__Given information__.
■ ■ ■ ■ ■

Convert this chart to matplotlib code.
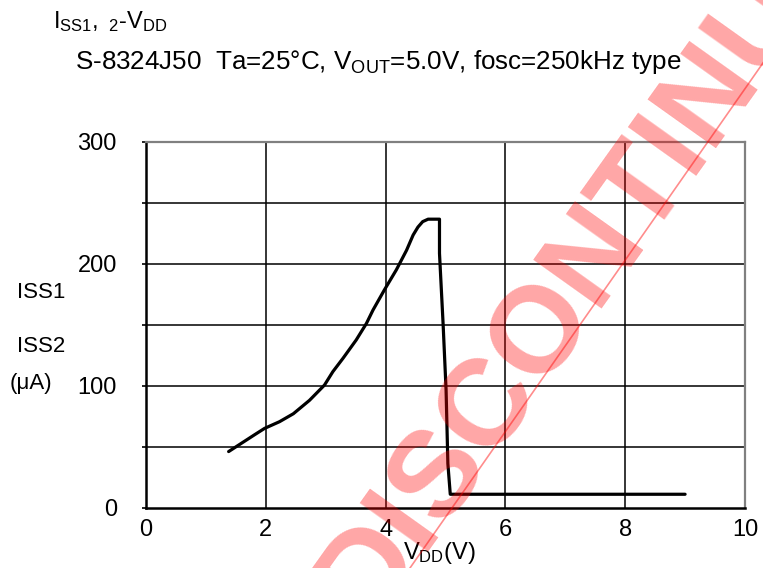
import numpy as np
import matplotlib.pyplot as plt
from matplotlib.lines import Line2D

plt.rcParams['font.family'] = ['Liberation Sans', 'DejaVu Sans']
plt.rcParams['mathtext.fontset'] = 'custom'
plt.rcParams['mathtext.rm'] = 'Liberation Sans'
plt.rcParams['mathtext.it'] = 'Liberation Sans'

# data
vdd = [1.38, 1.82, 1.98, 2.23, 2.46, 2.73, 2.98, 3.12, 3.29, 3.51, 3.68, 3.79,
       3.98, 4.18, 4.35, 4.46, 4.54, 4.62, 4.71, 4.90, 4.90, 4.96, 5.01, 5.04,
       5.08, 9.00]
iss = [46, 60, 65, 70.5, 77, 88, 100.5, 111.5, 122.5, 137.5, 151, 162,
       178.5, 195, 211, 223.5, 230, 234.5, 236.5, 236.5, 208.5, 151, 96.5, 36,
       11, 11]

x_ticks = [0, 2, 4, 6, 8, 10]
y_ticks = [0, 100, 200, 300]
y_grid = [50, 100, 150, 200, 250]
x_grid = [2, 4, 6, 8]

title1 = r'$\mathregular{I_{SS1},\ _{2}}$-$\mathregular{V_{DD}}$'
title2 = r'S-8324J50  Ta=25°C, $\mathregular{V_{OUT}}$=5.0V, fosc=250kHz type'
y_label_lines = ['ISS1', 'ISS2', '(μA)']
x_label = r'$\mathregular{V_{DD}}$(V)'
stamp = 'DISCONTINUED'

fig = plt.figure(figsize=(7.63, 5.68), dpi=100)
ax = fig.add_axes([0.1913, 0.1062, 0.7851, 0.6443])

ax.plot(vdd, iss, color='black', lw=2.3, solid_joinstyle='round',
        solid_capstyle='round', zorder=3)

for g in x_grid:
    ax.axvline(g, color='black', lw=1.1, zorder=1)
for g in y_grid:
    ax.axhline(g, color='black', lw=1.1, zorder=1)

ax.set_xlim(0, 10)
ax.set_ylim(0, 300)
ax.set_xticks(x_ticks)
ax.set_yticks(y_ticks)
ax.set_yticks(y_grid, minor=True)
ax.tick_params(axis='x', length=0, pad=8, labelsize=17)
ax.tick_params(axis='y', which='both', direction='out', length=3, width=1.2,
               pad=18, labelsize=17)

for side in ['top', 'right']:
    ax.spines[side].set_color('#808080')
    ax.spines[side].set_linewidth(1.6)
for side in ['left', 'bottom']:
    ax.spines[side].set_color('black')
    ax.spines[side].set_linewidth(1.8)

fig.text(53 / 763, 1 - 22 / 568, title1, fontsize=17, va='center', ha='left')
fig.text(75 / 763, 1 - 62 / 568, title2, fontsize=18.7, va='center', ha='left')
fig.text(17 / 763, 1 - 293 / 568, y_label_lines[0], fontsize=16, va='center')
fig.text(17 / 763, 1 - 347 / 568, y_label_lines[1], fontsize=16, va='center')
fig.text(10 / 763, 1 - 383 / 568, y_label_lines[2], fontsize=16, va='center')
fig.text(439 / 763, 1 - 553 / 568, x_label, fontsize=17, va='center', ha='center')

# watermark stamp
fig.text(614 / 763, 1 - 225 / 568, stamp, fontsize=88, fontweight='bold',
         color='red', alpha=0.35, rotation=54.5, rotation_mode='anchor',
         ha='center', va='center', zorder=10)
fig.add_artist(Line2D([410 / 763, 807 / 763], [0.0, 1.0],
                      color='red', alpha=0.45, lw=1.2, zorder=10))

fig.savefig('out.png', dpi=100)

■ ■ ■ ■ ■

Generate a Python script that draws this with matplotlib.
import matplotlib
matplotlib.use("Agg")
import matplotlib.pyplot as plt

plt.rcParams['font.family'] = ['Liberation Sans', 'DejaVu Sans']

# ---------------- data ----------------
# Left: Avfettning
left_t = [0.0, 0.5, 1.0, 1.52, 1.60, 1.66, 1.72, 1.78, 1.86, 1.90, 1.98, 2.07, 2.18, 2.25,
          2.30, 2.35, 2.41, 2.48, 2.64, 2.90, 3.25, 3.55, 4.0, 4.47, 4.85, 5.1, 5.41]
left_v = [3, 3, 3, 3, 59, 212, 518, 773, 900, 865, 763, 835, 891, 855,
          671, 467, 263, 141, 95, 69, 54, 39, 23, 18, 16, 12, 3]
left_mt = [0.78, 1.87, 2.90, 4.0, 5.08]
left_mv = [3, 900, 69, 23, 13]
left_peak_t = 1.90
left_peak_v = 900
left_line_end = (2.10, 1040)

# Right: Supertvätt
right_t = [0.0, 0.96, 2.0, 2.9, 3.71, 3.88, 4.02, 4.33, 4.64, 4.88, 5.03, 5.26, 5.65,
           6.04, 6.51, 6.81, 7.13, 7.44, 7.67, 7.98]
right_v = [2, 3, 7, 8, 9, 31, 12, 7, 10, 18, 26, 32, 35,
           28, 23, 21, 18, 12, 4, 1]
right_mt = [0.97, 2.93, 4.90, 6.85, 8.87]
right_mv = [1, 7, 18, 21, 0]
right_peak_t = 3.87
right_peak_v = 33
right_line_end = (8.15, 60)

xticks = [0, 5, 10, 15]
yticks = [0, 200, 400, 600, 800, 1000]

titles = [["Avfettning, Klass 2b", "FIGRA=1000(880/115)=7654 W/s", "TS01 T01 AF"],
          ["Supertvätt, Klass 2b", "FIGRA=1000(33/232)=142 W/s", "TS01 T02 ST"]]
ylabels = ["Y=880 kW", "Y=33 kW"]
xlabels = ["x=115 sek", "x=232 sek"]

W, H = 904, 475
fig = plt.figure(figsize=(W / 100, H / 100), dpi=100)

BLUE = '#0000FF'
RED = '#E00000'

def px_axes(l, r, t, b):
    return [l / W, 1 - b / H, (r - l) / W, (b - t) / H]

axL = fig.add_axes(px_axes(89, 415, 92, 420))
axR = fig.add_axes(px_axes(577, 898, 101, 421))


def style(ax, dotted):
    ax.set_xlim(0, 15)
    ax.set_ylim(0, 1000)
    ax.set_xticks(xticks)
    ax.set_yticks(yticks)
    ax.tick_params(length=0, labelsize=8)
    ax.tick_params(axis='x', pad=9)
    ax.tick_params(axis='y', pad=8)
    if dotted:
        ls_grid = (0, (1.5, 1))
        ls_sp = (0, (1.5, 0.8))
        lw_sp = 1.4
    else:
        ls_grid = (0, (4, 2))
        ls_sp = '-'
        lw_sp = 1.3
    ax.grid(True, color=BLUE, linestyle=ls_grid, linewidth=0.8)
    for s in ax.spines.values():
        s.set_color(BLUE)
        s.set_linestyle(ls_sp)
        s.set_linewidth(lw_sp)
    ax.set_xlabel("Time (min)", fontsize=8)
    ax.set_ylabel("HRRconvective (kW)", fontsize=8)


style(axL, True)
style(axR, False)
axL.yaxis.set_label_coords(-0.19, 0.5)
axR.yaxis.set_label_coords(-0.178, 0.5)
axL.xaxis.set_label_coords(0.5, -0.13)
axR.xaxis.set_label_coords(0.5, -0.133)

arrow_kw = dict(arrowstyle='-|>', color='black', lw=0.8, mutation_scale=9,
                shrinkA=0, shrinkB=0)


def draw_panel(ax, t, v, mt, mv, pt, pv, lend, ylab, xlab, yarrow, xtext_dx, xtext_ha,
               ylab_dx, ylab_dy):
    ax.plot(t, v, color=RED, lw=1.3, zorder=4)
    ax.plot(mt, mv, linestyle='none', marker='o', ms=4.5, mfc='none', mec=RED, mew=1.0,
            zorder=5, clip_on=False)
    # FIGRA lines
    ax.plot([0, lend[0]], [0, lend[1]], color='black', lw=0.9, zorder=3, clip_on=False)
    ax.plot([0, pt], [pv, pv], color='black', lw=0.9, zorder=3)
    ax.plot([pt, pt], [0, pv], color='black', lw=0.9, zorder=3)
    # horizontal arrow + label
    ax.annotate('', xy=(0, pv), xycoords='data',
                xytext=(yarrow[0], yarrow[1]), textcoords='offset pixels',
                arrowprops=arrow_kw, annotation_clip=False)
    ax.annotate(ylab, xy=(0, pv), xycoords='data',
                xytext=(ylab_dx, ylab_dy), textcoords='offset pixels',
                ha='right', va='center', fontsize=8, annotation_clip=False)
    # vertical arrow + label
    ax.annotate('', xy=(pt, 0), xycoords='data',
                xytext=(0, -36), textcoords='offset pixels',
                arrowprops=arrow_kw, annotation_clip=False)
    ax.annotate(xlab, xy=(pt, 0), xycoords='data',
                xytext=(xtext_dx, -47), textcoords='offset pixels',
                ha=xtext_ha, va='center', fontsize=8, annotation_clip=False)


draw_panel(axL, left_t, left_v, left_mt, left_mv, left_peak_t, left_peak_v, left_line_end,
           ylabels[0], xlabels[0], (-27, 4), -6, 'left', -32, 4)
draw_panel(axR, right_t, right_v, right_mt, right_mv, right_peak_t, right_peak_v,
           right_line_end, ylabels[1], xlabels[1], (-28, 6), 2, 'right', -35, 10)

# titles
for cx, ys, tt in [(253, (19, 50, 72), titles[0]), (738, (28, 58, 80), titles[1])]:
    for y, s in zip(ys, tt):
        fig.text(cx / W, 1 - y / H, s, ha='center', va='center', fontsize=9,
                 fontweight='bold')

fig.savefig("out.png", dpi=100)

■ ■ ■ ■ ■

__To do__.
The material above holds pictures; leave them out. Repeat exactly the lines from the one containing "Convert this chart to matplotlib code." through the one containing "plt.rcParams['mathtext.it'] = 'Liberation", and nothing else.

__Correct result__.
Convert this chart to matplotlib code.
import numpy as np
import matplotlib.pyplot as plt
from matplotlib.lines import Line2D

plt.rcParams['font.family'] = ['Liberation Sans', 'DejaVu Sans']
plt.rcParams['mathtext.fontset'] = 'custom'
plt.rcParams['mathtext.rm'] = 'Liberation Sans'
plt.rcParams['mathtext.it'] = 'Liberation Sans'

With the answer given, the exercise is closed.